Refer to the Cox Cable and Wire Company case,
Meredith Ceh breathed a sigh of relief. Finally, all the necessary figures seemed to be correctly in place, and her spreadsheet looked complete. She was confident that she could analyze the situation that John Cox had described, but she wondered if there were other concerns she should be addressing in her response.
Mr. Cox, president of Cox Cable and Wire Company, and grandson of the company's founder, had asked Meredith to come up with plans to support the preliminary contract he had worked out with Midwest Telephone Company. The contract called for delivery of 340 reels of cable during the summer. Hewas leaving the next day to negotiate a final contract with Midwest and wanted to be sure he understood all of the implications.
According to Mr. Cox, he had been looking for a chance to become a supplier to a large company like Midwest, and this seemed to be the right opportunity. Demand from some of Cox Cable's traditional customers had slackened, and as a result there was excess capacity during the summer. Nevertheless, he wanted to be sure that, from the start, his dealings with Midwest would be profitable, and he had told Meredith that he was looking for cash inflows to exceed cash outflows by at least 25 percent. He also wanted her to confirm that there was sufficient capacity to meet the terms of the contract. He had quickly mentioned a number of other items, but those were secondary to profitability and capacity.
Background
The Cox Cable and Wire Company sold a variety of products for the telecommunications industry. At its Indianapolis plant, the company purchased uncoated wire in standard gauges, assembled it into multi wire cables, and then applied various coatings according to customer specification. The plant essentially made products in two basic families-standard plastic and high-quality Teflon. The two coatings came in a variety of colors, but these were changed easily by introducing different dyes into the basic coating liquid.

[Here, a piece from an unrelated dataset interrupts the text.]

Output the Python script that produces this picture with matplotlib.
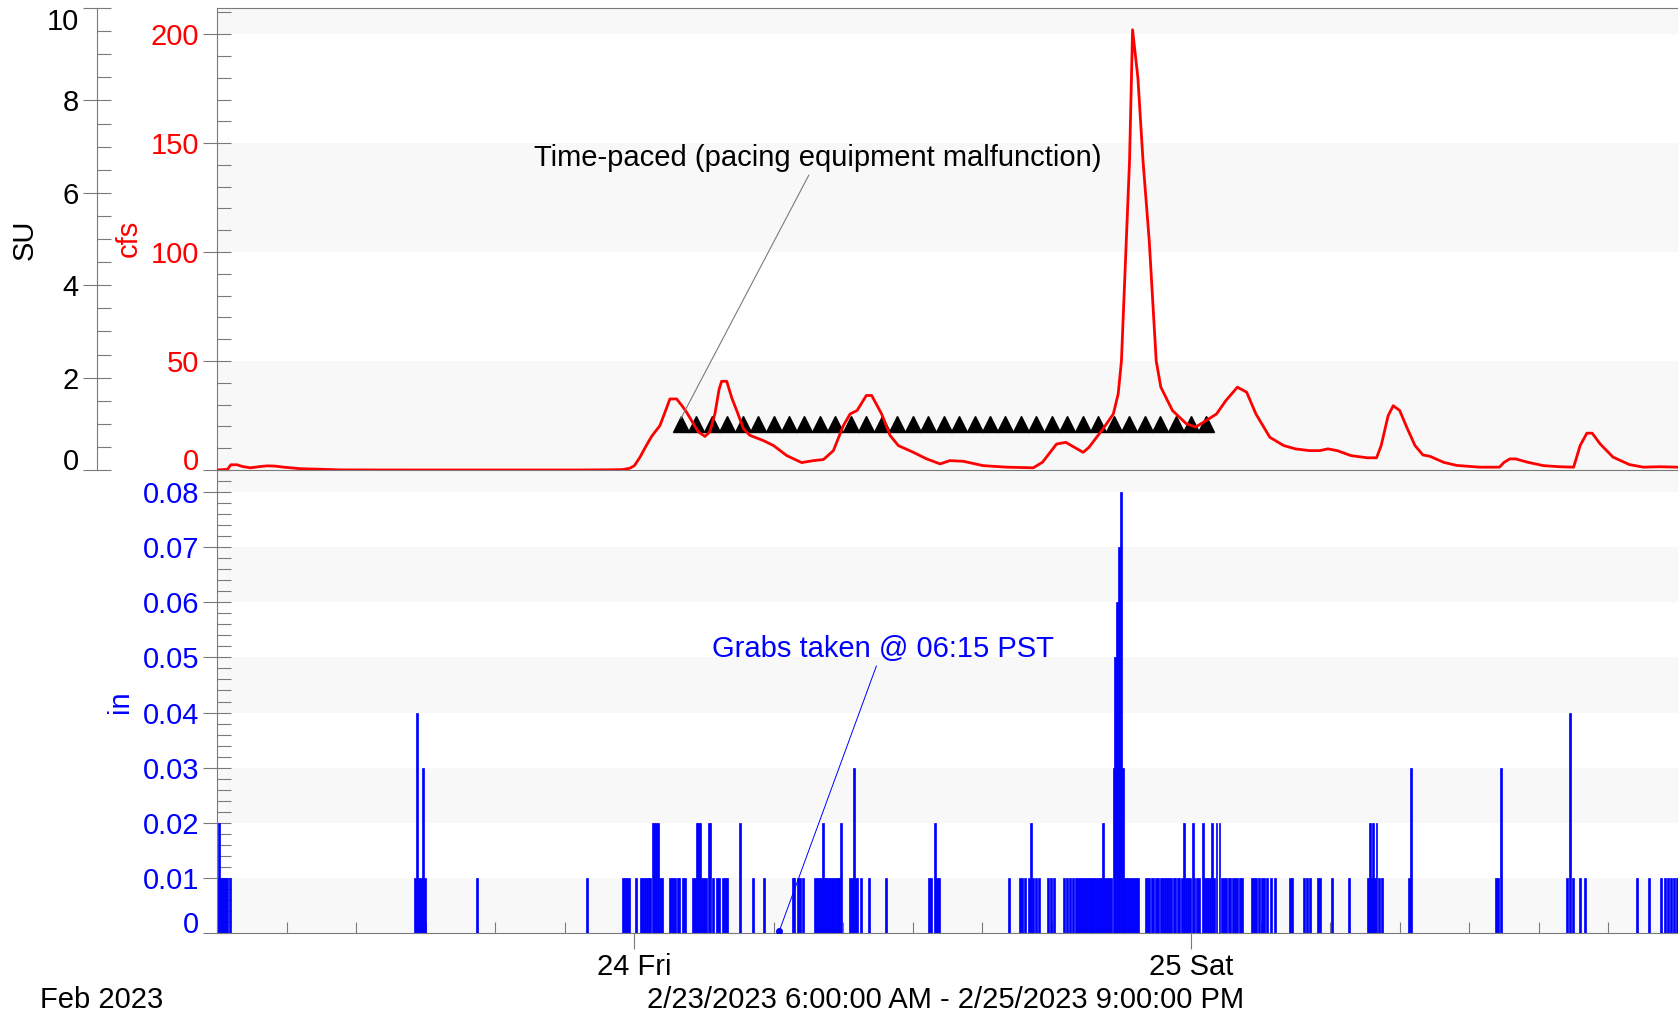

The production facilities at Indianapolis consisted of two independent process trains (semi automated production lines), referred to as the General and National trains, after the companies that manufactured them. Both the plastic coated and the Teflon-coated cable could be produced on either process train; however, Teflon coating was a faster process due to curing requirements. Planning at Cox Cable was usually done on an annual and then a quarterly basis. The labor force was determined by analyzing forecast demand for the coming year, although revisions were possible as the year developed. Then, on a quarterly basis, more specific machine schedules were made up. Each quarter the process trains were usually shut down for planned maintenance, but the maintenance schedules were determined at the last minute, after production plans were in place, and they were often postponed when the schedule was tight.
As a result of recent expansions, there was not much storage space in the plant. Cable could temporarily be stored in the shipping area for the purposes of loading trucks, but there was no space for cable to be stored for future deliveries. Additional inventory space was available at a nearby public warehouse.
Meredith had become familiar with all of this information during her first week as a summer intern. At the end of the week, she had met with Mr. Cox and he had outlined the Midwest contract negotiation.